From a Nairobi commuter cyclist point of view and a quality of life perspective, Nairobi is great! I picked a few from the list that I think apply to my cycling lifestyle:

  • freedom from slavery and torture

Nobody has stopped me from cycling. Most of my relatives and friends got over the initial shock and now just watch me pedal off, one aunt even refers to me as “The Special One”. The only torture I get is the rough, patchy, shoddy tarmac road surface in most of Nairobi, even on State House Avenue. Some rough sidewalks make for a smoother commute – the State House avenue sidewalk (closest to statehouse and the Deputy Vice President’s residence) is particularly smooth and well kept, thanks to the ladies who sweep away fallen leaves every morning. I used to complain about the curbside debris, but have learned to appreciate the smooth ride it provides especially in wet conditions. I am a total slave to cycling!

  • equal protection of the law

There are no laws or rights for cyclists in Nairobi, except that city by-law that prohibits “propelling on the pedestrian foot paths”. That’s easy to keep to, especially since most pedestrians occupy the tarmac to avoid the dusty/muddy unkempt sidewalks in Nairobi anyway.

  • freedom from discrimination

I get equal opportunity alongside the motor cycle guys at the sole bicycle parking in the Nairobi Central Business District.They heckle me sometimes and one of them has taken particular interest… I think we are “seeing each other” but I am unaware… If it’s full, mainly with motor bikes, I hook it up to the pavement barriers. With motorists, I get privileges (maybe because I am a girl), as they idle in traffic and notice me coming up on the left along the curb, they create room for me to get through.
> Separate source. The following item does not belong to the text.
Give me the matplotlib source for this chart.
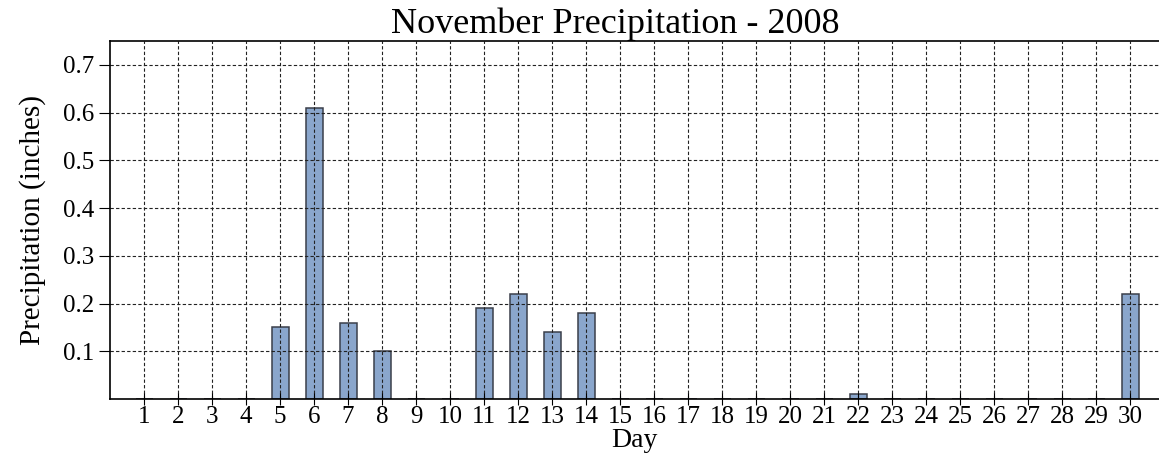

No road rage in Nairobi towards cyclists at all. Now imagine if the equal opportunity was extended to include bike lanes?!!

  • freedom of movement

Need I get into this one?

I never get caught up in traffic, I mean ever. Unless the Big Men are passing through in their sleek black motorcades. They should use the unfinished bypasses, maybe they will be completed faster. In Nairobi, the cyclist negotiates with motorists for room, it’s a boon to the cyclist when traffic is at a standstill.

The bicycle itself is a symbol of freedom; you control how far you go and how fast. You own your destiny. I enjoy all this amidst a raging debate on women under siege in India, Cairo, Pakistan, Afghanistan, Democratic Republic of Congo, and right here in Kenya… I cannot be more thankful for being born in Nairobi and being free to cycle through a city that does not frown upon the freedom of women, getting instead high-fives from the newspaper vendors, the bus conductors, the gate keepers who want to test ride my bike. Can you imagine being snatched off your bike by gang rapists?

  • presumption of innocence unless proved guilty

No I did not run the red light… OK well, I did. In Nairobi the cyclist is always presumed not guilty for trying to stay ahead of the traffic to stay alive. When traffic stops the cyclist does not; you weave between the cars, avoiding side mirrors and hoping passengers won’t door you as they alight in traffic. The cops at the traffic lights don’t know whether to stop me or not. I have to move faster than the slowest car when the traffic lights go green, as a result I have built so much quadriceps-power in such a short time, those Thogoto Hills will see me again soon, ngoja. A German pal, and a daily cyclist back home, had a hard time keeping up with me here in Nairobi, I had not realized how much stamina I have built over the past year and a couple of months trying to outpace motorists.

  • right to be treated equally without regard to gender, race, language, religion, political beliefs, nationality, socioeconomic status and more

Cycling has no race, no gender, language (is the dinky bell), no religion, no political affiliation, or nationality … save for a few folks howling “Jambo!” (the Mzungu tourist greeting) and some street kids calling me Mzungu (white person), I am Black by the way.  I suppose these reactions suggest that only a crazy Mzungu would cycle in Nairobi. The rest watch me through their tinted windows, from the buses or matatus in the Nairobi traffic gridlock thinking I must be poor because I don’t drive a Vitz instead – that covers socioeconomic status.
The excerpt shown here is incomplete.